Benim için yorumlama, size anlatılan bir hikâyeyi bir başkasına anlatmaktır; eninde sonunda her zaman hikâyeye kendinizden bir parça da koyarsınız ve kendinizin yaparsınız. Böylece anlattığınız zaman inanırsınız ve kendi kişisel geçmişinizin bir parçası olur.
Diğer insanlarla çalışmak konusunda ise, onlara her zaman tam bir özgürlük veririz. Bu şekilde müziğin daha da gelişeceğine inanıyoruz. Bu yüzden şarkılarımızla bir olana kadar birlikte çalıyoruz. Öyleyse evet, diğerleriyle yakın çalışmak çok önemli.
Ülkeniz ve tüm dünyanın geleceği için umutlarınız neler?
Ülkemiz (Portekiz) şu an merak uyandırıcı bir evreden geçiyor. Siyasi açıdan, sol görüşlü partilerin koalisyonu var; bu yakın zamana kadar düşünülemez bir şeydi ve halkı daha umutlu ve eğlenceli hale getirdi. Ben, insanlar olarak hatalarımızdan öğrenmemizi ve herkes için daha iyi bir gelecek yaratabilmeyi umut ediyorum. Sanırım, gücün elde edilme ve sürdürülme biçimini yeniden düşünmemiz ve bunu yapmak için daha eşitlikçi bir yol bulmamız gerekiyor. Dünyadaki tüm kriz ve umutsuzluklara rağmen hâlâ eskisinden çok daha iyi olduğumuzu düşünüyorum.

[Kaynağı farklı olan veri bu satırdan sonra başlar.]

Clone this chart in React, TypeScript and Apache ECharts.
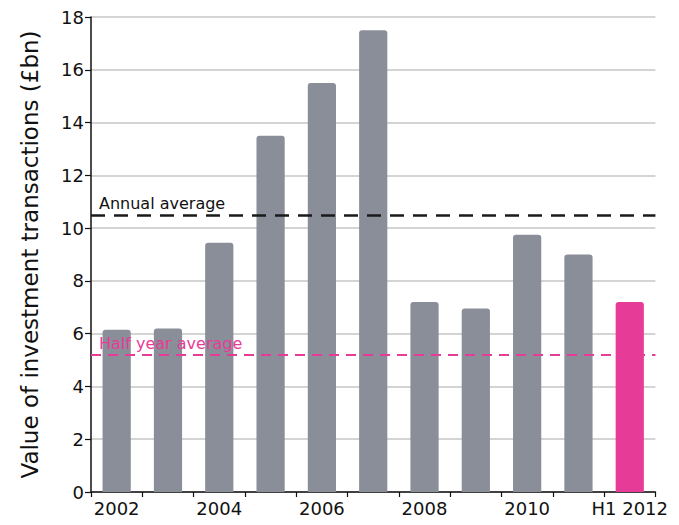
import React, { useEffect, useRef } from "react";
import * as echarts from "echarts";

const categories = ["2002", "2003", "2004", "2005", "2006", "2007", "2008", "2009", "2010", "2011", "H1 2012"];
const values = [6.15, 6.2, 9.45, 13.5, 15.5, 17.5, 7.2, 6.95, 9.75, 9.0, 7.2];
const highlighted = ["H1 2012"];
const annualAverage = 10.5;
const halfYearAverage = 5.2;
const yTicks = { min: 0, max: 18, interval: 2 };

const GREY = "#8a8e98";
const PINK = "#e63c97";
const FONT = "DejaVu Sans";

export default function App() {
  const ref = useRef<HTMLDivElement>(null);

  useEffect(() => {
    if (!ref.current) return;
    const chart = echarts.init(ref.current, undefined, { renderer: "svg" });
    chart.setOption({
      animation: false,
      grid: { left: 83, right: 15, top: 9, bottom: 24 },
      xAxis: {
        type: "category",
        data: categories,
        boundaryGap: true,
        axisLine: { lineStyle: { color: "#111", width: 1.5 } },
        axisTick: { show: true, interval: 0, length: 5, lineStyle: { color: "#111", width: 1.2 } },
        axisLabel: {
          interval: 1,
          color: "#111",
          fontFamily: FONT,
          fontSize: 18,
          margin: 7,
        },
      },
      yAxis: {
        type: "value",
        min: yTicks.min,
        max: yTicks.max,
        interval: yTicks.interval,
        name: "Value of investment transactions (£bn)",
        nameLocation: "middle",
        nameGap: 50,
        nameTextStyle: { color: "#111", fontFamily: FONT, fontSize: 23 },
        axisLine: { show: true, lineStyle: { color: "#111", width: 1.5 } },
        axisTick: { show: true, length: 6, lineStyle: { color: "#111", width: 1.2 } },
        axisLabel: { color: "#111", fontFamily: FONT, fontSize: 18, margin: 7 },
        splitLine: { lineStyle: { color: "#c6c6c6", width: 1.5 } },
      },
      series: [
        {
          type: "bar",
          barWidth: "55%",
          data: values.map((v, i) => ({
            value: v,
            itemStyle: {
              color: highlighted.includes(categories[i]) ? PINK : GREY,
              borderRadius: [3, 3, 0, 0],
            },
          })),
          markLine: {
            silent: true,
            symbol: "none",
            data: [
              {
                yAxis: annualAverage,
                lineStyle: { color: "#1a1a1a", width: 2.5, type: [14, 9] },
                label: {
                  formatter: "Annual average",
                  position: "insideStartTop",
                  color: "#111",
                  fontFamily: FONT,
                  fontSize: 16,
                  distance: [8, 3],
                },
              },
              {
                yAxis: halfYearAverage,
                lineStyle: { color: PINK, width: 2, type: [10, 7] },
                label: {
                  formatter: "Half year average",
                  position: "insideStartTop",
                  color: PINK,
                  fontFamily: FONT,
                  fontSize: 16,
                  distance: [8, 3],
                },
              },
            ],
          },
        },
      ],
    });
    return () => chart.dispose();
  }, []);

  return <div ref={ref} style={{ width: 663, height: 509 }} />;
}
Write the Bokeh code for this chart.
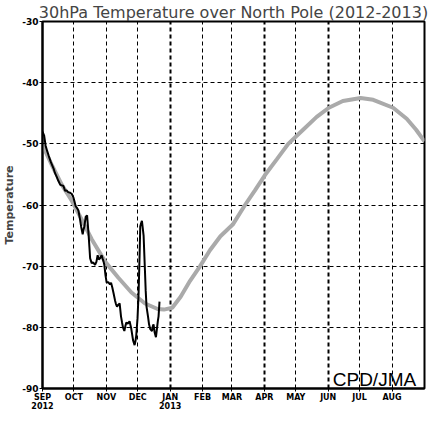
from bokeh.plotting import figure
from bokeh.models import FixedTicker, Label, Grid, Range1d
from bokeh.embed import file_html
from bokeh.resources import INLINE

# x positions: days since 1 Sep 2012
month_days = [0, 30, 61, 91, 122, 153, 181, 212, 242, 273, 303, 334]
month_labels = ["SEP\n2012", "OCT", "NOV", "DEC", "JAN\n2013", "FEB", "MAR",
                "APR", "MAY", "JUN", "JUL", "AUG"]
thick_grid_days = [122, 212, 273]
y_ticks = [-90, -80, -70, -60, -50, -40, -30]
y_labels = ["-90", "-80", "-70", "-60", "-50", "-40", "-30"]

# observed 30hPa temperature (2012)
obs_day = [0, 1.5, 3, 4.5, 6, 8, 10.5, 12, 13.6, 15, 17, 18.5, 20, 21.6, 23,
           24.5, 26.4, 28, 29.6, 30.5, 31.7, 33, 34.3, 35.9, 37, 38.4, 39.2,
           40, 41.3, 42.6, 43.9, 44.8, 45.5, 47, 48.5, 50.2, 51.5, 52.7, 53.8,
           55, 56.5, 57.5, 58.4, 59.1, 60.2, 61.3, 62.8, 64.5, 65.5, 66.7, 68,
           69.3, 70.2, 71.2, 72.5, 73.7, 75, 76, 76.9, 78.2, 79.2, 80.1, 81.5,
           83.2, 84.8, 86.5, 88, 88.8, 89.6, 90.8, 91.8, 92.8, 93.4, 94.2, 95,
           95.6, 96.6, 97.9, 98.6, 99.4, 100.8, 101.8, 103, 104.6, 105.4,
           106.1, 107.1, 108.4, 109.3, 110.2, 110.9, 111.8]
obs_temp = [-48.0, -48.6, -50.3, -51.2, -52.0, -53.0, -54.0, -54.8, -55.4,
            -56.0, -56.7, -56.8, -56.9, -57.7, -57.6, -57.9, -58.0, -58.2,
            -58.8, -59.4, -60.2, -60.5, -60.9, -62.4, -63.6, -64.8, -64.0,
            -63.5, -61.9, -61.7, -64.5, -66.8, -68.7, -69.5, -69.4, -69.8,
            -69.3, -68.2, -68.9, -68.7, -68.2, -68.8, -69.3, -69.8, -71.5,
            -72.7, -72.6, -73.0, -72.7, -73.5, -74.5, -75.6, -76.2, -76.6,
            -76.3, -76.1, -78.2, -79.2, -80.0, -80.6, -79.8, -79.2, -79.4,
            -79.0, -80.2, -82.1, -82.9, -82.3, -81.3, -78.5, -74.5, -68.0,
            -63.5, -63.0, -62.6, -63.5, -65.0, -70.8, -74.0, -76.6, -78.2,
            -79.5, -80.3, -80.6, -79.8, -79.5, -80.8, -81.6, -80.3, -79.0,
            -78.2, -75.8]

# climatology
clim_day = [0, 9, 18.5, 28, 37.5, 47, 60, 72.5, 85, 98, 110, 116, 124, 132,
            141, 150.6, 160, 170, 181.8, 193.5, 203, 212.6, 224, 234.8, 249,
            262, 273.6, 287, 304, 316, 335, 348, 357, 365]
clim_temp = [-50.2, -53.5, -56.7, -59.3, -62.4, -65.6, -69.3, -71.9, -74.3,
             -76.1, -77.0, -77.1, -76.8, -75.0, -72.4, -70.0, -67.4, -65.1,
             -63.2, -60.0, -57.6, -55.1, -52.5, -50.0, -47.7, -45.6, -44.1,
             -43.0, -42.5, -42.8, -44.1, -45.9, -47.7, -49.6]

p = figure(width=428, height=413, output_backend="svg", toolbar_location=None,
           x_range=Range1d(0, 365), y_range=Range1d(-90, -30),
           min_border_left=38, min_border_right=4, min_border_top=0,
           min_border_bottom=0)

p.title.text = "30hPa Temperature over North Pole (2012-2013)"
p.title.text_font = "DejaVu Sans"
p.title.text_font_size = "16px"
p.title.text_font_style = "normal"
p.title.align = "center"
p.title.standoff = 0
p.title.text_line_height = 1.0

p.outline_line_color = "black"
p.outline_line_width = 2
p.background_fill_color = "white"
p.border_fill_color = "white"

# grids
p.xgrid.ticker = FixedTicker(ticks=[d for d in month_days if d not in thick_grid_days])
p.ygrid.ticker = FixedTicker(ticks=y_ticks)
for g in (p.xgrid, p.ygrid):
    g.grid_line_color = "black"
    g.grid_line_dash = "4 3"
    g.grid_line_width = 1
thick = Grid(dimension=0, ticker=FixedTicker(ticks=thick_grid_days),
             grid_line_color="black", grid_line_dash="4 3", grid_line_width=2)
p.add_layout(thick)

# axes
xa = p.xaxis[0]
xa.ticker = FixedTicker(ticks=month_days)
xa.major_label_overrides = {d: l for d, l in zip(month_days, month_labels)}
xa.axis_label_standoff = 0
xa.axis_label_text_font_size = "0px"
ya = p.yaxis[0]
ya.ticker = FixedTicker(ticks=y_ticks)
ya.major_label_overrides = {t: l for t, l in zip(y_ticks, y_labels)}
ya.axis_label = "Temperature"
ya.axis_label_text_font = "DejaVu Sans"
ya.axis_label_text_font_size = "11px"
ya.axis_label_text_font_style = "bold"
ya.axis_label_standoff = 3
for ax in (xa, ya):
    ax.axis_line_color = "black"
    ax.axis_line_width = 2
    ax.major_tick_in = 0
    ax.major_tick_out = 3
    ax.major_tick_line_color = "black"
    ax.minor_tick_line_color = None
    ax.major_label_text_font = "DejaVu Sans"
    ax.major_label_text_font_style = "bold"
    ax.major_label_text_color = "black"
    ax.major_label_standoff = 1
xa.major_label_text_font_size = "8px"
xa.major_label_text_line_height = 1.0
ya.major_label_text_font_size = "9px"

# data
p.line(clim_day, clim_temp, line_color="#aaaaaa", line_width=4)
p.line(obs_day, obs_temp, line_color="black", line_width=2)

p.add_layout(Label(x=357, y=-88.6, text="CPD/JMA", text_align="right",
                   text_baseline="alphabetic", text_font="Liberation Sans",
                   text_font_size="19px", text_color="black"))

open("out.html", "w").write(file_html(p, INLINE))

Geleneksel fado müziği ve blues müziği arasında tarihi bir bağ var mı? Neden bu iki müziği birleştirdiniz?
Bildiğim kadarıyla ikisi arasında tarihi bir bağlantı yok ancak belki ortak bir etkileri olabilir çünkü her ikisi de bir bakıma Avrupa ve Amerika'ya getirilen Afrikalı kölelerden geliyor. Komiktir ki Portekiz'de muhteşem bir antropolog tarafından kaydedilen ve aynı bluesa benzeyen bir iş şarkısı var. Bu müziği dinlerken adeta Amerika'daki siyah bir köle tarafından söylendiğini düşünürsünüz. İkisini birleştirmek kazaraydı, tıpkı geri kalan şarkılarımız gibi, hemen hemen hepsi kazara sonucu ortaya çıktılar.

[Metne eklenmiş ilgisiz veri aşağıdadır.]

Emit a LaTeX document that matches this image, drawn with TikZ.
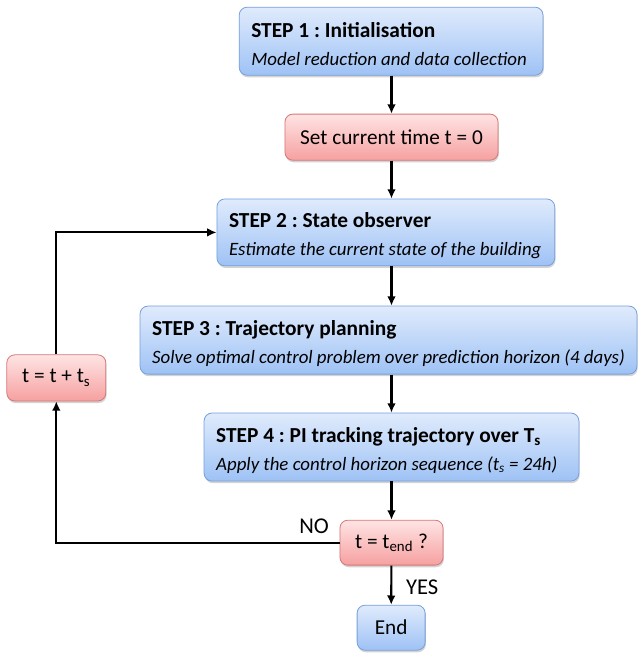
\documentclass[tikz,border=0pt]{standalone}
\usepackage{fontspec}
\setmainfont{Carlito}
\usetikzlibrary{arrows.meta,shadows}

\definecolor{bluetop}{RGB}{224,235,252}
\definecolor{bluebot}{RGB}{158,194,245}
\definecolor{blueline}{RGB}{118,160,222}
\definecolor{redtop}{RGB}{255,228,228}
\definecolor{redbot}{RGB}{246,160,160}
\definecolor{redline}{RGB}{214,118,118}

\newcommand{\steptitle}[1]{{\fontsize{16.1}{18}\selectfont\bfseries\rule{0pt}{16pt}#1}}
\newcommand{\stepnote}[1]{{\fontsize{14.2}{18}\selectfont\itshape #1}}

\begin{document}
\frenchspacing
\begin{tikzpicture}[
		box/.style={shape=rectangle, rounded corners=6pt, line width=0.6pt, inner xsep=0.32cm,
			font=\fontsize{16}{21}\selectfont,
			drop shadow={shadow xshift=0.6pt, shadow yshift=-1.6pt, opacity=0.35}},
		bluebox/.style={box, draw=blueline, top color=bluetop, bottom color=bluebot},
		redbox/.style={box, draw=redline, top color=redtop, bottom color=redbot},
		stepbox/.style={bluebox, minimum height=1.80cm, align=flush left, font=\fontsize{15}{21}\selectfont},
		wire/.style={line width=1.6pt, -{Latex[length=7pt, width=6.5pt]}},
		tag/.style={font=\fontsize{17}{19}\selectfont, inner sep=0pt}
	]
		\useasboundingbox (0, 0) rectangle (16.91, 17.28);
		% Boxes:
		\node[stepbox, text width=7.40cm] (step1) at (10.35, 16.19){\steptitle{STEP 1 : Initialisation}\\ \stepnote{Model reduction and data collection}};
		\node[redbox, minimum width=5.64cm, minimum height=1.22cm] (settime) at (10.36, 13.65){Set current time t = 0};
		\node[stepbox, text width=8.30cm, minimum height=1.77cm] (step2) at (10.21, 11.13){\steptitle{STEP 2 : State observer}\\ \stepnote{Estimate the current state of the building}};
		\node[stepbox, text width=12.51cm] (step3) at (10.28, 8.28){\steptitle{STEP 3 : Trajectory planning}\\ \stepnote{Solve optimal control problem over prediction horizon (4 days)}};
		\node[stepbox, text width=9.28cm] (step4) at (10.36, 5.45){\steptitle{STEP 4 : PI tracking trajectory over T\textsubscript{s}}\\ \stepnote{Apply the control horizon sequence (t\textsubscript{s} = 24h)}};
		\node[redbox, minimum width=2.73cm, minimum height=1.19cm] (check) at (10.36, 2.92){t = t\textsubscript{end} ?};
		\node[bluebox, minimum width=1.80cm, minimum height=1.19cm] (finish) at (10.35, 0.67){End};
		\node[redbox, minimum width=2.62cm, minimum height=1.22cm] (update) at (1.49, 7.28){t = t + t\textsubscript{s}};
		% Wires:
		\draw[wire] (step1.south -| settime) -- (settime);
		\draw[wire] (settime) -- (settime |- step2.north);
		\draw[wire] (step2.south -| settime) -- (settime |- step3.north);
		\draw[wire] (step3.south -| settime) -- (settime |- step4.north);
		\draw[wire] (step4.south -| check) -- (check);
		\draw[wire] (check) -- (finish);
		\draw[wire] (check.west) -| (update.south);
		\draw[wire] (update.north) |- (step2.west);
		% Labels:
		\node[tag] (no) at (8.31, 3.36){NO};
		\node[tag] (yes) at (11.17, 1.75){YES};
	\end{tikzpicture}
\end{document}
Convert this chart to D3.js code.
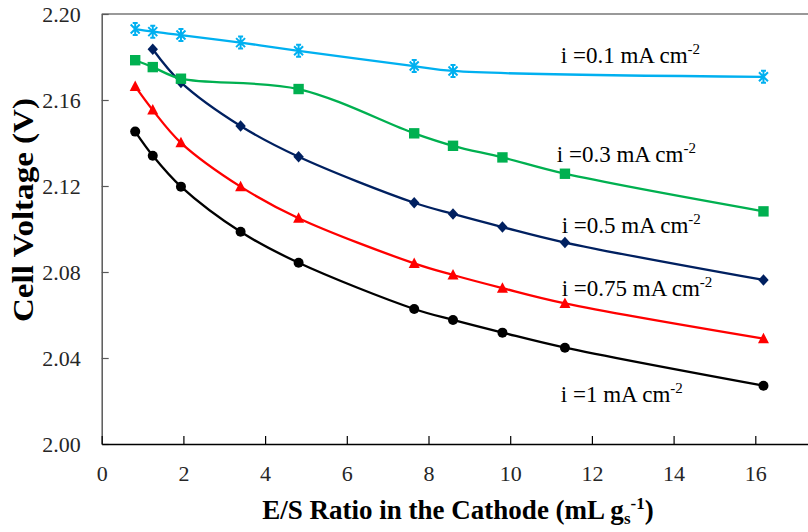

Müziğinizde hem neşeli hem de melankolik ezgiler duyuyoruz. Ülkenizdeki müziği nasıl tanımlarsınız?
Portekizcede “çok iyi olmanın Portekizce biçimi” anlamına geldiğini düşündüğüm "saudade" kelimesi var. Kelime bir özlem duygusu fakat üzücü ya da mutlu değil, aynı zamanda her ikisi de. Bence geleneksel Portekiz müziğinde bu müzik var.
Türk müziği ve Portekiz müziği arasında benzerlikler var mı?
Dürüst olmak gerekirse bilmiyorum! Utanç verici ancak Türk müziği hakkında çok az şey biliyorum, umarım gelince daha çok şey öğreneceğim.
Carlos Paredes ile nasıl tanıştınız?
O Portekiz gitarının simgesidir, müziği seven herkes onu tanımalı. Burada, Portekiz'de, herkes bir şekilde onu biliyor.
Grubun gelecek için planları nedir?
Yeni müzik öğrenmeye, dinlemeye ve müziğimizi daha iyi hale getirmeye devam etmek. Amacımız her zaman müziğimizi mümkün olan en geniş çevreye ve daha fazla insana göstermek oldu, bu nedenle hep bu hedefe doğru yöneliyoruz.
Son olarak Cappadox Festivali için Türkiye’ye geliyorsunuz. Nasıl hissediyorsunuz?
Çok heyecanlı ve meraklı hissediyorum.